You’ve collected up your first handful of tracks into an EP called ‘Modern Bombs Don’t Tick’.  What’s the significance of the title?  

The significance with the title – I heard an explosives expert on the news talk about the fact that ticking bombs are really only in films and that bombs these days don’t actually tick. I thought that was interesting and that it could be applicable to modern cosmopolitan living, ie: someone who gives no warning of any inner turmoil and then, seemingly out of nowhere, explodes with all that they have been holding inside.

And do you think there’s a theme running through the whole EP?

I don’t think there’s any conceivable theme running through the EP, apart from my own experience.

There’s also a spoken word track on the EP and we understand you’ve also performed as a poet and had a book published, tell us a bit about that side of your work if you can.

The spoken word piece is the first one i wrote. I decided to essentially write a song with no music. I had been reading Bukowski and Joyce, Pushkin, Rimbaud, Shakespeare and my friend Gabriel Moreno’s books at the time. It seemed any easy bridge to gap, seeing as my songs rely heavily on their lyrics.

Is there a difference between a great poem and a great lyric?  Do you approach them differently?  Do you know when you write a few lines whether it will turn into one or another?

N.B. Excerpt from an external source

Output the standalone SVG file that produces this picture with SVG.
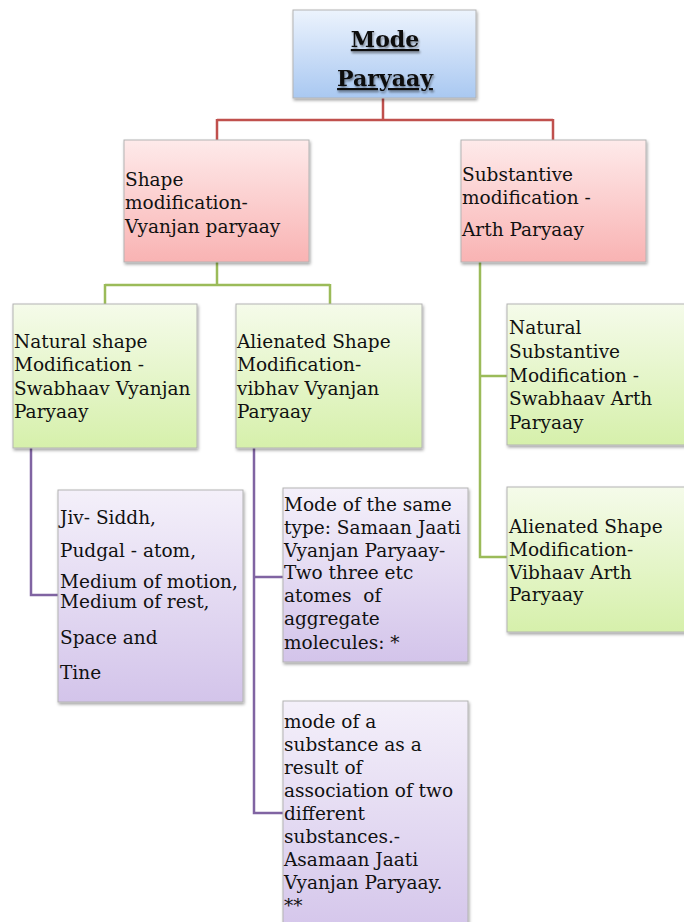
<svg xmlns="http://www.w3.org/2000/svg" width="684" height="922" viewBox="0 0 684 922">
<style>
text{font-family:"DejaVu Serif","Liberation Serif",serif;font-size:18.5px;fill:#111}
.title{font-size:22px;font-weight:bold;text-decoration:underline;filter:url(#tsh)}
.box{stroke:#b3b3b3;stroke-width:1;filter:url(#sh)}
.red{stroke:#c0504d;stroke-width:2.5;fill:none}
.grn{stroke:#9bbb59;stroke-width:2.5;fill:none}
.pur{stroke:#8064a2;stroke-width:2.5;fill:none}
</style>
<defs>
<linearGradient id="gb" x1="0" y1="0" x2="0" y2="1"><stop offset="0" stop-color="#ecf3fd"/><stop offset="1" stop-color="#a9c8f1"/></linearGradient>
<linearGradient id="gr" x1="0" y1="0" x2="0" y2="1"><stop offset="0" stop-color="#feeaea"/><stop offset="1" stop-color="#f9b3b3"/></linearGradient>
<linearGradient id="gg" x1="0" y1="0" x2="0" y2="1"><stop offset="0" stop-color="#f5fbea"/><stop offset="1" stop-color="#d6f0ab"/></linearGradient>
<linearGradient id="gp" x1="0" y1="0" x2="0" y2="1"><stop offset="0" stop-color="#f4f0fa"/><stop offset="1" stop-color="#d3c4ea"/></linearGradient>
<filter id="sh" x="-10%" y="-10%" width="130%" height="130%"><feDropShadow dx="1" dy="2" stdDeviation="1.5" flood-color="#000" flood-opacity="0.35"/></filter>
<filter id="tsh" x="-10%" y="-20%" width="130%" height="160%"><feDropShadow dx="1" dy="2" stdDeviation="0.8" flood-color="#000" flood-opacity="0.45"/></filter>
</defs>
<g id="connectors">
<path class="red" d="M383 98V120M217 120H553M217 119V140M553 119V140"/>
<path class="grn" d="M217 262V285M105 285H330M105 284V304M330 284V304"/>
<path class="grn" d="M480 262V557H507M480 376H507"/>
<path class="pur" d="M31 448V595H58"/>
<path class="pur" d="M254 448V813H283M254 577H283"/>
</g>
<g id="mode">
<rect class="box" x="293" y="10" width="183" height="88" fill="url(#gb)"/>
<text class="title" x="385" y="47" text-anchor="middle">Mode</text>
<text class="title" x="385" y="86" text-anchor="middle">Paryaay</text>
</g>
<g id="shape">
<rect class="box" x="124" y="140" width="185" height="122" fill="url(#gr)"/>
<text x="125" y="186">Shape</text>
<text x="125" y="209">modification-</text>
<text x="125" y="233">Vyanjan paryaay</text>
</g>
<g id="substantive">
<rect class="box" x="461" y="140" width="185" height="122" fill="url(#gr)"/>
<text x="462" y="181">Substantive</text>
<text x="462" y="204">modification -</text>
<text x="462" y="236">Arth Paryaay</text>
</g>
<g id="natural-shape">
<rect class="box" x="13" y="304" width="184" height="144" fill="url(#gg)"/>
<text x="14" y="348">Natural shape</text>
<text x="14" y="371">Modification -</text>
<text x="14" y="395">Swabhaav Vyanjan</text>
<text x="14" y="418">Paryaay</text>
</g>
<g id="alienated-shape">
<rect class="box" x="236" y="304" width="186" height="144" fill="url(#gg)"/>
<text x="237" y="348">Alienated Shape</text>
<text x="237" y="371">Modification-</text>
<text x="237" y="395">vibhav Vyanjan</text>
<text x="237" y="418">Paryaay</text>
</g>
<g id="natural-substantive">
<rect class="box" x="507" y="304" width="200" height="141" fill="url(#gg)"/>
<text x="509" y="334">Natural</text>
<text x="509" y="358">Substantive</text>
<text x="509" y="382">Modification -</text>
<text x="509" y="405">Swabhaav Arth</text>
<text x="509" y="429">Paryaay</text>
</g>
<g id="alienated-arth">
<rect class="box" x="507" y="487" width="200" height="145" fill="url(#gg)"/>
<text x="509" y="533">Alienated Shape</text>
<text x="509" y="556">Modification-</text>
<text x="509" y="579">Vibhaav Arth</text>
<text x="509" y="601">Paryaay</text>
</g>
<g id="jiv">
<rect class="box" x="58" y="490" width="185" height="212" fill="url(#gp)"/>
<text x="60" y="524">Jiv- Siddh,</text>
<text x="60" y="557">Pudgal - atom,</text>
<text x="60" y="588">Medium of motion,</text>
<text x="60" y="608">Medium of rest,</text>
<text x="60" y="644">Space and</text>
<text x="60" y="679">Tine</text>
</g>
<g id="samaan">
<rect class="box" x="283" y="488" width="185" height="174" fill="url(#gp)"/>
<text x="284" y="511">Mode of the same</text>
<text x="284" y="534">type: Samaan Jaati</text>
<text x="284" y="557">Vyanjan Paryaay-</text>
<text x="284" y="579">Two three etc</text>
<text x="284" y="602" xml:space="preserve">atomes  of</text>
<text x="284" y="625">aggregate</text>
<text x="284" y="649">molecules: *</text>
</g>
<g id="asamaan">
<rect class="box" x="283" y="701" width="185" height="240" fill="url(#gp)"/>
<text x="284" y="728">mode of a</text>
<text x="284" y="751">substance as a</text>
<text x="284" y="774">result of</text>
<text x="284" y="797">association of two</text>
<text x="284" y="820">different</text>
<text x="284" y="843">substances.-</text>
<text x="284" y="866">Asamaan Jaati</text>
<text x="284" y="889">Vyanjan Paryaay.</text>
<text x="284" y="912">**</text>
</g>
</svg>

The difference between writing songs and poetry, well free verse anyway, is that the poetry is structurally a lot easier to write. With songs, there’s only so many lines you can fit in to each verse and each chorus etc. With spoken word, it can be as short or as long as you like. With that in mind there’s a lot more freedom in writing free verse poetry but probably a bit more skill in writing a song – it depends of course on the writer but for me, i think that’s a reasonable assessment.

You’ve been starting to do gigs with a full band which we gather has a revolving line up of talent.  Is that to keep things fresh?  Tell us about a few (or all) of the musicians you’ve been playing with and briefly summarise what they bring to the live band both literally (instrument(s)) and in terms of strength and personality.

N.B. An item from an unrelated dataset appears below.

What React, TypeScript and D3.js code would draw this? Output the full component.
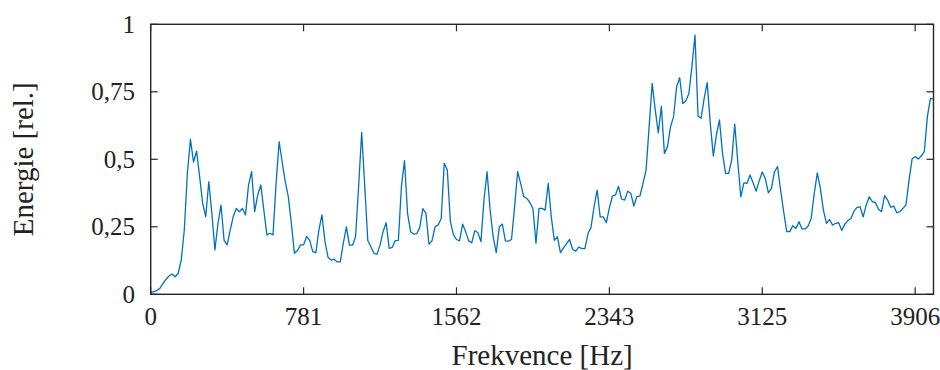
import React, { useEffect, useRef } from 'react';
import * as d3 from 'd3';

// relative energy per FFT bin (bin width 15.625 Hz)
const energy = [
  0.006, 0.01, 0.014, 0.022, 0.04, 0.055, 0.068, 0.075, 0.065, 0.078,
  0.127, 0.24, 0.45, 0.574, 0.49, 0.53, 0.436, 0.337, 0.288, 0.417,
  0.3, 0.164, 0.263, 0.33, 0.2, 0.183, 0.238, 0.288, 0.318, 0.306,
  0.318, 0.294, 0.405, 0.454, 0.306, 0.368, 0.405, 0.312, 0.22, 0.226,
  0.22, 0.41, 0.565, 0.49, 0.417, 0.362, 0.263, 0.152, 0.162, 0.183,
  0.183, 0.214, 0.2, 0.158, 0.154, 0.238, 0.294, 0.195, 0.137, 0.127,
  0.13, 0.12, 0.12, 0.19, 0.25, 0.182, 0.182, 0.213, 0.4, 0.6,
  0.4, 0.199, 0.176, 0.152, 0.148, 0.182, 0.232, 0.265, 0.17, 0.174,
  0.199, 0.2, 0.4, 0.495, 0.3, 0.232, 0.223, 0.225, 0.248, 0.317,
  0.3, 0.186, 0.199, 0.25, 0.257, 0.281, 0.485, 0.46, 0.27, 0.22,
  0.203, 0.198, 0.26, 0.232, 0.198, 0.191, 0.236, 0.228, 0.195, 0.35,
  0.454, 0.312, 0.213, 0.154, 0.25, 0.26, 0.198, 0.197, 0.203, 0.324,
  0.454, 0.41, 0.362, 0.355, 0.34, 0.318, 0.189, 0.318, 0.318, 0.312,
  0.411, 0.287, 0.2, 0.213, 0.154, 0.172, 0.188, 0.203, 0.166, 0.16,
  0.175, 0.169, 0.169, 0.225, 0.248, 0.325, 0.386, 0.287, 0.287, 0.265,
  0.32, 0.364, 0.368, 0.4, 0.353, 0.349, 0.382, 0.374, 0.327, 0.362,
  0.364, 0.411, 0.46, 0.62, 0.781, 0.683, 0.598, 0.696, 0.522, 0.547,
  0.62, 0.658, 0.769, 0.802, 0.707, 0.716, 0.744, 0.843, 0.96, 0.66,
  0.652, 0.726, 0.784, 0.633, 0.512, 0.59, 0.646, 0.522, 0.448, 0.448,
  0.497, 0.63, 0.49, 0.361, 0.413, 0.411, 0.442, 0.413, 0.382, 0.42,
  0.453, 0.429, 0.376, 0.392, 0.454, 0.473, 0.386, 0.306, 0.232, 0.232,
  0.254, 0.244, 0.269, 0.242, 0.242, 0.253, 0.281, 0.374, 0.45, 0.392,
  0.312, 0.263, 0.277, 0.256, 0.263, 0.265, 0.236, 0.26, 0.273, 0.281,
  0.308, 0.322, 0.324, 0.287, 0.331, 0.361, 0.343, 0.34, 0.315, 0.306,
  0.365, 0.349, 0.322, 0.327, 0.302, 0.306, 0.318, 0.331, 0.423, 0.501,
  0.51, 0.501, 0.512, 0.528, 0.658, 0.726, 0.723
];

const xTickBins = [0, 50, 100, 150, 200, 250];
const xTickLabels = ['0', '781', '1562', '2343', '3125', '3906'];
const yTicks = [0, 0.25, 0.5, 0.75, 1];
const yTickLabels = ['0', '0,25', '0,5', '0,75', '1'];

export default function App() {
  const ref = useRef<SVGSVGElement>(null);

  useEffect(() => {
    const width = 940;
    const height = 370;
    const m = { left: 150.7, right: 933.5, top: 24.3, bottom: 294.3 };
    const font = "'Liberation Serif', 'DejaVu Serif', serif";
    const axisColor = '#262626';

    const svg = d3.select(ref.current);
    svg.selectAll('*').remove();

    const x = d3.scaleLinear().domain([0, energy.length - 1]).range([m.left, m.right]);
    const y = d3.scaleLinear().domain([0, 1]).range([m.bottom, m.top]);

    // line
    const line = d3.line<number>()
      .x((d, i) => x(i))
      .y(d => y(d));

    svg.append('path')
      .datum(energy)
      .attr('d', line)
      .attr('fill', 'none')
      .attr('stroke', '#0072BD')
      .attr('stroke-width', 1.3)
      .attr('stroke-linejoin', 'round');

    // frame
    svg.append('rect')
      .attr('x', m.left)
      .attr('y', m.top)
      .attr('width', m.right - m.left)
      .attr('height', m.bottom - m.top)
      .attr('fill', 'none')
      .attr('stroke', axisColor)
      .attr('stroke-width', 1.4);

    const tickLen = 7;
    const ticks = svg.append('g').attr('stroke', axisColor).attr('stroke-width', 1.2);
    xTickBins.forEach(b => {
      ticks.append('line').attr('x1', x(b)).attr('x2', x(b)).attr('y1', m.bottom).attr('y2', m.bottom - tickLen);
      ticks.append('line').attr('x1', x(b)).attr('x2', x(b)).attr('y1', m.top).attr('y2', m.top + tickLen);
    });
    yTicks.forEach(t => {
      ticks.append('line').attr('x1', m.left).attr('x2', m.left + tickLen).attr('y1', y(t)).attr('y2', y(t));
      ticks.append('line').attr('x1', m.right).attr('x2', m.right - tickLen).attr('y1', y(t)).attr('y2', y(t));
    });

    // tick labels
    svg.append('g')
      .selectAll('text')
      .data(xTickBins)
      .enter()
      .append('text')
      .attr('x', d => x(d))
      .attr('y', 325)
      .attr('text-anchor', 'middle')
      .style('font-family', font)
      .attr('font-size', 25)
      .attr('fill', '#222')
      .text((d, i) => xTickLabels[i]);

    svg.append('g')
      .selectAll('text')
      .data(yTicks)
      .enter()
      .append('text')
      .attr('x', 135)
      .attr('y', d => y(d) + 8.5)
      .attr('text-anchor', 'end')
      .style('font-family', font)
      .attr('font-size', 25)
      .attr('fill', '#222')
      .text((d, i) => yTickLabels[i]);

    // axis titles
    svg.append('text')
      .attr('x', (m.left + m.right) / 2)
      .attr('y', 365)
      .attr('text-anchor', 'middle')
      .style('font-family', font)
      .attr('font-size', 29)
      .attr('fill', '#222')
      .text('Frekvence [Hz]');

    svg.append('text')
      .attr('transform', `translate(33,${(m.top + m.bottom) / 2}) rotate(-90)`)
      .attr('text-anchor', 'middle')
      .style('font-family', font)
      .attr('font-size', 29)
      .attr('fill', '#222')
      .text('Energie [rel.]');

    svg.attr('width', width).attr('height', height);
  }, []);

  return (
    <div style={{ position: 'absolute', left: 0, top: 0 }}>
      <svg ref={ref} width={940} height={370} />
    </div>
  );
}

The live band is three gigs old and it has had different musicians so far. I play guitar and sing. Nick Mackay plays drums. We have had Gabi Garbutt and also Aaron Doomlord on bass. Russell Joslin plays banjo. Lyle Zimmerman has played mandolin and Maris Peterlevics and Hen Ni Linnea have played violin. What with musicians in London being so busy, it makes sense to bring others in when some people can’t make it. The show must go on! They are all dear friends of mine and very talented people which makes playing live all the more enjoyable.

You’ve got a handful of great videos to go with the tracks.  They’re very different from the usual pop promo….

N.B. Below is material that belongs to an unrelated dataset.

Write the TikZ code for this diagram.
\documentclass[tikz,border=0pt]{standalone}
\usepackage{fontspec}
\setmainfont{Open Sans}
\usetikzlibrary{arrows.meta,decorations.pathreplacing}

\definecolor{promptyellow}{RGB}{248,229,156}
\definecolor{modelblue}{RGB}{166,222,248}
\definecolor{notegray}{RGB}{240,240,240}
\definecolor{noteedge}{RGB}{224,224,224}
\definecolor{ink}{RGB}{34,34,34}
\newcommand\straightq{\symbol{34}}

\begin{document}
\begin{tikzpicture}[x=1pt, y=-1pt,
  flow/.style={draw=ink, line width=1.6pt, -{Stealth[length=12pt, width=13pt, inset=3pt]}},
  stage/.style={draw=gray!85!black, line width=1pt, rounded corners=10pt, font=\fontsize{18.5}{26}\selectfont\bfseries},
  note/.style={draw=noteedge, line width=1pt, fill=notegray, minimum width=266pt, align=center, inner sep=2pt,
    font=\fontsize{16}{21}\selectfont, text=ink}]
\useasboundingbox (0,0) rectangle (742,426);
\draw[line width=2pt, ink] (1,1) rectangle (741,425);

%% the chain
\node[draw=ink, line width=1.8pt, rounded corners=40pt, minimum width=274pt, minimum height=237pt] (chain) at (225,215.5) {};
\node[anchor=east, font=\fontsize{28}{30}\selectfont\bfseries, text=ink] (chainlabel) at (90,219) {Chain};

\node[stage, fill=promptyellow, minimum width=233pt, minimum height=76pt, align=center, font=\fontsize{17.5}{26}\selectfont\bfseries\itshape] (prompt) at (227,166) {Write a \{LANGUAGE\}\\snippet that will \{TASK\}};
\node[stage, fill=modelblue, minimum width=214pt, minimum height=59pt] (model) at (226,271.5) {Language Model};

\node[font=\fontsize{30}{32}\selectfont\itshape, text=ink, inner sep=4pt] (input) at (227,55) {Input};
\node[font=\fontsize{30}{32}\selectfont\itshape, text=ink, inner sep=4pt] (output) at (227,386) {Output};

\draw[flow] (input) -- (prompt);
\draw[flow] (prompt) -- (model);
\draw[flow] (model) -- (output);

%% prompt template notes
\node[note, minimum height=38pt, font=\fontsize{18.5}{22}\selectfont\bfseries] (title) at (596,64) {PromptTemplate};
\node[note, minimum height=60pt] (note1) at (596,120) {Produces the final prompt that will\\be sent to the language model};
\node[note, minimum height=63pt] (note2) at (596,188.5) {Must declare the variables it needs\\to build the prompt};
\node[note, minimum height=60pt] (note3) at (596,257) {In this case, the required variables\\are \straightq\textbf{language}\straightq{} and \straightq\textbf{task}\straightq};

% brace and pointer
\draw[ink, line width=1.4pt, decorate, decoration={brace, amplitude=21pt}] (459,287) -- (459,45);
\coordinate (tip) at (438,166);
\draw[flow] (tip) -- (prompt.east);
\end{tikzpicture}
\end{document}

The videos were filmed by Matt Fleming @ Minus Tone. He is very apt at picking up on a concept and luckily most of my songs have a theme or a story to grab onto, so from there Matt works his magic and each video has turned out better than I could have hoped for.

Finally, as the prospect of 2020 dawns, what is next on the short, medium and long term list for Peter Doolan?

For 2020, the short term plan is to gig as often as possible around London – to establish a name and a following and hopefully get out on the festival circuit before long.  The long term plan is the finish recording my first full length album, which is close to completion. I think BBC Introducing would be a good avenue to walk down, they seem to have worked well for other acts in the past. Regular radio airplay is also a key objective, so that’s something I will be aiming for also.  As the album, in terms of lyric, theme and instrumentation, is very Irish, I think we will get back to Ireland and play some gigs next year and also it would be great to get over to New York, Boston and Sydney, amongst others.

* The ‘Modern Bombs Don’t Tick’ EP is out on December 13 on Dogcat Records.